Stay ahead in Australia’s dynamic energy market by keeping an eye on Henry Hub prices—they could influence your next investment, contract negotiation, or energy bill.

For Australians watching the energy sector, the term Henry Hub crops up with increasing frequency. But what exactly is Henry Hub, and why does it matter so much—especially in 2025, when global energy dynamics are shifting at record speed?

What is Henry Hub?

Located in Erath, Louisiana, Henry Hub is a major natural gas pipeline junction in the United States. It’s not just a physical site—Henry Hub acts as the pricing point for natural gas futures on the New York Mercantile Exchange (NYMEX), effectively serving as the reference price for North American, and increasingly, global gas markets. The daily and monthly settlements at Henry Hub set the tone for gas contracts around the world.

While Australia is a major exporter of liquefied natural gas (LNG), much of our pricing, especially for spot and short-term contracts, is still influenced by fluctuations at Henry Hub. This linkage has grown tighter as global gas trade becomes more flexible and interconnected.

Why Henry Hub Matters in Australia’s 2025 Energy Landscape

  • Global Price Anchor: Australian LNG exports—destined for Asia and beyond—are often indexed to Henry Hub prices. With the US now a leading LNG exporter and flexible supply routes, price movements at Henry Hub can ripple all the way to Gladstone or Darwin.

  • Investment Decisions: Local gas projects and infrastructure investments increasingly reference Henry Hub as a benchmark, shaping feasibility studies and risk assessments.

  • Policy and Regulation: As the Australian government debates domestic gas reservation policies and seeks to balance supply, export contracts, and energy transition goals, Henry Hub pricing helps inform policy responses.

For example, in early 2025, after a winter surge in the Northern Hemisphere, Henry Hub spot prices spiked to over USD $4.50/MMBtu—up from lows under $2/MMBtu in 2023. This triggered a re-evaluation of export pricing from Australia’s east coast LNG terminals, with some short-term contracts fetching significant premiums in Asia. Domestic manufacturers, meanwhile, faced renewed calls for government intervention to ensure affordable local supply.

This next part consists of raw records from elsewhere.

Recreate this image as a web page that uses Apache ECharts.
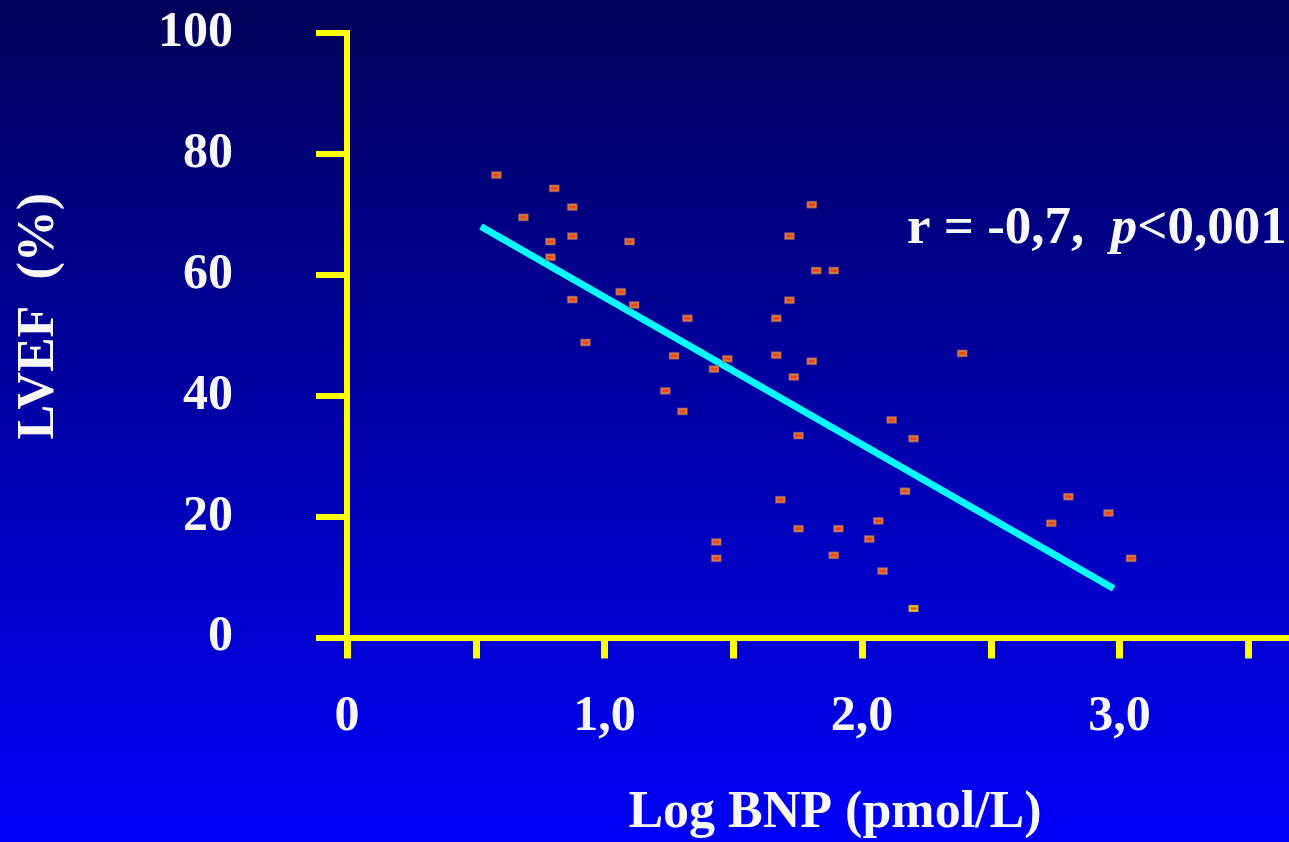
<!DOCTYPE html>
<html>
<head>
<meta charset="utf-8">
<script src="https://cdn.jsdelivr.net/npm/echarts@6/dist/echarts.min.js"></script>
<style>
  html, body { margin: 0; padding: 0; width: 1289px; height: 842px; overflow: hidden; background: #0000a0; }
  #chart { width: 1289px; height: 842px; }
</style>
</head>
<body>
<div id="chart"></div>
<script>
// ---- data ----
const bnpLog = [0.580, 0.805, 0.685, 0.875, 0.790, 0.875, 1.097, 0.790, 1.063, 1.115,
                0.875, 0.926, 1.270, 1.805, 1.718, 1.822, 1.890, 1.718, 1.322, 1.667,
                1.477, 1.425, 1.667, 1.805, 1.735, 2.389, 1.236, 1.303, 2.115, 2.200,
                1.753, 1.683, 2.167, 2.063, 1.753, 1.908, 2.028, 1.434, 1.434, 1.890,
                2.080, 2.200, 2.801, 2.957, 2.735, 3.045];
const lvef = [76.5, 74.3, 69.5, 71.2, 65.5, 66.4, 65.5, 62.9, 57.2, 55.0,
              55.9, 48.8, 46.6, 71.6, 66.4, 60.7, 60.7, 55.8, 52.8, 52.8,
              46.1, 44.4, 46.7, 45.7, 43.1, 47.0, 40.8, 37.4, 36.0, 32.9,
              33.4, 22.8, 24.2, 19.3, 18.0, 18.0, 16.3, 15.8, 13.1, 13.6,
              11.0, 4.8, 23.3, 20.6, 18.9, 13.1];
const fitX = [0.52, 2.977];
const fitY = [68.0, 8.1];
const xTickValues = [0, 0.5, 1.0, 1.5, 2.0, 2.5, 3.0, 3.5];
const xLabelValues = [0, 1, 2, 3];
const xLabelTexts = ['0', '1,0', '2,0', '3,0'];
const yLabelTexts = ['0', '20', '40', '60', '80', '100'];
const xName = 'Log BNP (pmol/L)';
const yName = 'LVEF  (%)';
const statR = 'r = -0,7,  ';
const statP = 'p';
const statRest = '<0,001';
const highlightedPoint = 41;

// ---- chart ----
const FONT = '"Liberation Serif", "Times New Roman", serif';
const YELLOW = '#ffff00';
const chart = echarts.init(document.getElementById('chart'));

const outerData = bnpLog.map((x, i) => {
  const item = { value: [x, lvef[i]] };
  if (i === highlightedPoint) item.itemStyle = { color: YELLOW };
  return item;
});
const innerData = bnpLog.map((x, i) => [x, lvef[i]]);
const fitData = fitX.map((x, i) => [x, fitY[i]]);

chart.setOption({
  animation: false,
  backgroundColor: new echarts.graphic.LinearGradient(0, 0, 0, 1, [
    { offset: 0, color: '#000058' },
    { offset: 1, color: '#0000fa' }
  ]),
  title: {
    left: 907, top: 203, padding: 0,
    text: '{r|' + statR + '}{p|' + statP + '}{r|' + statRest + '}',
    textStyle: {
      rich: {
        r: { fontFamily: FONT, fontWeight: 'bold', fontSize: 53, color: '#f8f8f8' },
        p: { fontFamily: FONT, fontWeight: 'bold', fontStyle: 'italic', fontSize: 53, color: '#f8f8f8' }
      }
    }
  },
  grid: { left: 347, right: 0, top: 33, bottom: 204.5, outerBoundsMode: 'none', containLabel: false },
  xAxis: {
    type: 'value', min: 0, max: 3.658,
    name: xName, nameLocation: 'middle', nameGap: 150,
    nameTextStyle: { fontFamily: FONT, fontWeight: 'bold', fontSize: 52, color: '#f8f8f8', padding: [0, 0, 0, 34] },
    axisLine: { show: true, onZero: false, lineStyle: { color: YELLOW, width: 6 } },
    axisTick: { show: true, customValues: xTickValues, length: 21, lineStyle: { color: YELLOW, width: 7 } },
    axisLabel: {
      customValues: xLabelValues, margin: 55,
      fontFamily: FONT, fontWeight: 'bold', fontSize: 50, color: '#f8f8f8',
      formatter: v => { const i = xLabelValues.indexOf(v); return i >= 0 ? xLabelTexts[i] : ''; }
    },
    splitLine: { show: false }
  },
  yAxis: {
    type: 'value', min: 0, max: 100, interval: 20,
    name: yName, nameLocation: 'middle', nameRotate: 90, nameGap: 281,
    nameTextStyle: { fontFamily: FONT, fontWeight: 'bold', fontSize: 52, color: '#f8f8f8', padding: [0, 0, 0, 38] },
    axisLine: { show: true, onZero: false, lineStyle: { color: YELLOW, width: 6, cap: 'square' } },
    axisTick: { show: true, length: 31, lineStyle: { color: YELLOW, width: 6 } },
    axisLabel: {
      margin: 114, fontFamily: FONT, fontWeight: 'bold', fontSize: 50, color: '#f8f8f8',
      formatter: v => yLabelTexts[Math.round(v / 20)]
    },
    splitLine: { show: false }
  },
  series: [
    {
      type: 'line', data: fitData, symbol: 'none', z: 1, silent: true,
      lineStyle: { color: '#00ffff', width: 7 }
    },
    {
      type: 'scatter', data: outerData, symbol: 'rect', symbolSize: [10, 7], z: 3,
      itemStyle: { color: '#ff9933', borderColor: '#7a3a80', borderWidth: 0.6 }
    },
    {
      type: 'scatter', data: innerData, symbol: 'rect', symbolSize: [6, 2.5], z: 4,
      itemStyle: { color: '#ff3300' }
    }
  ]
});
</script>
</body>
</html>
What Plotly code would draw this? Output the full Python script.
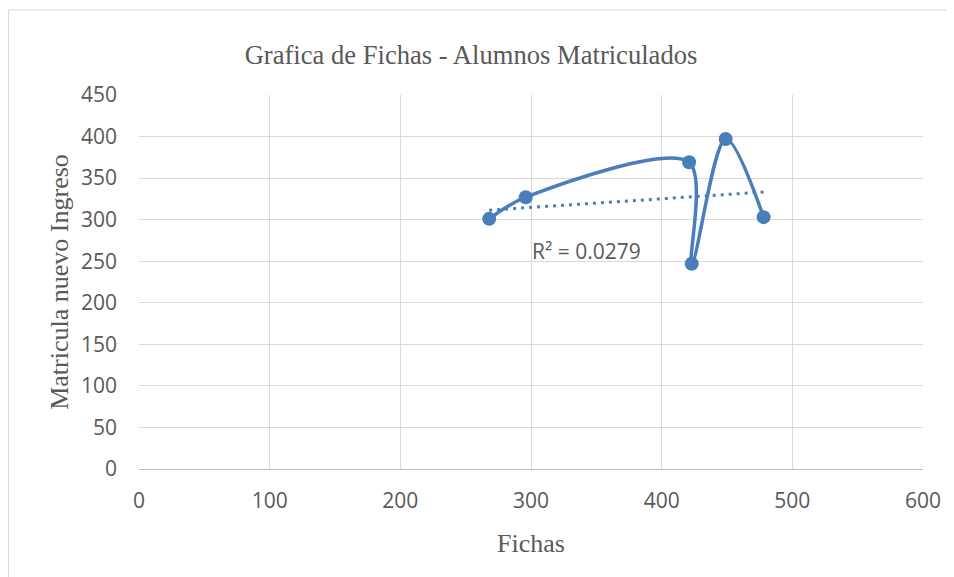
import numpy as np
import plotly.graph_objects as go

fichas = [268, 296, 421, 423, 449, 478]
matricula = [301, 327, 369, 247, 397, 303]
x_ticks = [0, 100, 200, 300, 400, 500, 600]
y_ticks = [0, 50, 100, 150, 200, 250, 300, 350, 400, 450]

title_text = "Grafica de Fichas - Alumnos Matriculados"
x_title = "Fichas"
y_title = "Matricula nuevo Ingreso"

# linear trendline from the data
slope, intercept = np.polyfit(fichas, matricula, 1)
trend_x = [min(fichas), max(fichas)]
trend_y = [slope * v + intercept for v in trend_x]
pred = np.polyval([slope, intercept], fichas)
ss_res = np.sum((np.array(matricula) - pred) ** 2)
ss_tot = np.sum((np.array(matricula) - np.mean(matricula)) ** 2)
r2 = 1 - ss_res / ss_tot

blue = "#4a7ebb"
gray_text = "#595959"
sans = "Open Sans, Liberation Sans, sans-serif"
serif = "Liberation Serif, Times New Roman, serif"

L, T, PW, PH = 131, 87, 784, 374
W, H = 954, 577

fig = go.Figure()
fig.add_trace(go.Scatter(
    x=trend_x, y=trend_y, mode="lines",
    line=dict(color=blue, width=3, dash="3px,5px"),
    hoverinfo="skip", showlegend=False,
))
fig.add_trace(go.Scatter(
    x=fichas, y=matricula, mode="lines+markers",
    line=dict(color=blue, width=3.5, shape="spline", smoothing=0.9),
    marker=dict(color=blue, size=14),
    showlegend=False,
))

fig.add_annotation(
    x=299, y=262, xref="x", yref="y", text=f"R² = {r2:.4f}",
    showarrow=False, xanchor="left", yanchor="middle",
    font=dict(family=sans, size=21, color=gray_text),
)

# chart-area border
fig.add_shape(type="rect", xref="paper", yref="paper",
              x0=(0.5 - L) / PW, x1=(W + 20 - L) / PW,
              y0=(T + PH - H - 30) / PH, y1=(T + PH - 2) / PH,
              line=dict(color="#d9d9d9", width=1), layer="below")

fig.update_layout(
    width=W, height=H,
    margin=dict(l=L, r=W - L - PW, t=T, b=H - T - PH),
    paper_bgcolor="white", plot_bgcolor="white",
    title=dict(text=title_text, x=463 / W, xanchor="center",
               y=1 - 47 / H, yanchor="middle",
               font=dict(family=serif, size=26.6, color=gray_text)),
    xaxis=dict(
        range=[0, 600], tickvals=x_ticks, ticktext=[str(v) for v in x_ticks],
        showgrid=True, gridcolor="#d9d9d9", gridwidth=1,
        zeroline=False, showline=True, linecolor="#bfbfbf", linewidth=1,
        ticks="", ticklabelstandoff=13,
        tickfont=dict(family=sans, size=21, color=gray_text),
        title=dict(text=x_title, standoff=20,
                   font=dict(family=serif, size=26, color=gray_text)),
        fixedrange=True,
    ),
    yaxis=dict(
        range=[0, 450], tickvals=y_ticks, ticktext=[str(v) for v in y_ticks],
        showgrid=True, gridcolor="#d9d9d9", gridwidth=1,
        zeroline=False, showline=False,
        ticks="", ticklabelstandoff=21,
        tickfont=dict(family=sans, size=21, color=gray_text),
        title=dict(text=y_title, standoff=4,
                   font=dict(family=serif, size=26, color=gray_text)),
        fixedrange=True,
    ),
)

fig.write_html("out.html")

The past year has underscored how interconnected global gas markets have become:

  • Volatility is Here to Stay: Weather events, geopolitical tensions, and shifting demand in Asia and Europe mean Henry Hub prices are more volatile than ever. Australian exporters and energy users need to monitor these swings closely.

  • Energy Transition Pressures: As both the US and Australia ramp up hydrogen and renewables, the role of gas as a ‘transition fuel’ remains under debate. Yet in the short-term, LNG remains crucial, and price signals from Henry Hub continue to guide investment in gas supply and infrastructure.

  • Contract Structures Evolve: Australian LNG contracts are increasingly flexible and shorter in duration, often linked to Henry Hub or hybrid indices rather than traditional oil-linked formulas. This exposes local producers and buyers to more direct US market dynamics.

Notably, the Australian Energy Regulator (AER) and the ACCC have started referencing Henry Hub in their market analysis, reflecting the benchmark’s relevance in domestic price-setting and policy discussions.

Real-World Example: East Coast Gas Market in 2025

Consider a Queensland-based manufacturer negotiating a new gas supply contract. With Henry Hub futures rallying due to cold snaps in North America and European LNG demand, local suppliers peg their offers to international benchmarks. The result: Australian businesses must factor Henry Hub price risk into their budgeting and hedging strategies—even when the gas is produced locally.

Meanwhile, investors eyeing new gas infrastructure—such as the proposed expansion of the Port Kembla LNG terminal—scrutinise Henry Hub futures as a key input into project economics and funding models.

Looking Ahead: What Should Australians Watch?

  • Monitor Henry Hub Movements: Even if you’re not trading gas, Henry Hub’s price swings can impact everything from electricity bills to manufacturing costs.

  • Policy Shifts: With the Federal Government reviewing LNG export controls and domestic reservation mechanisms in 2025, expect more explicit reference to Henry Hub in regulatory frameworks.

  • Investment Opportunities: As Australia and the US deepen energy trade links, savvy investors are looking at gas producers, infrastructure, and even derivatives markets tied to Henry Hub price moves.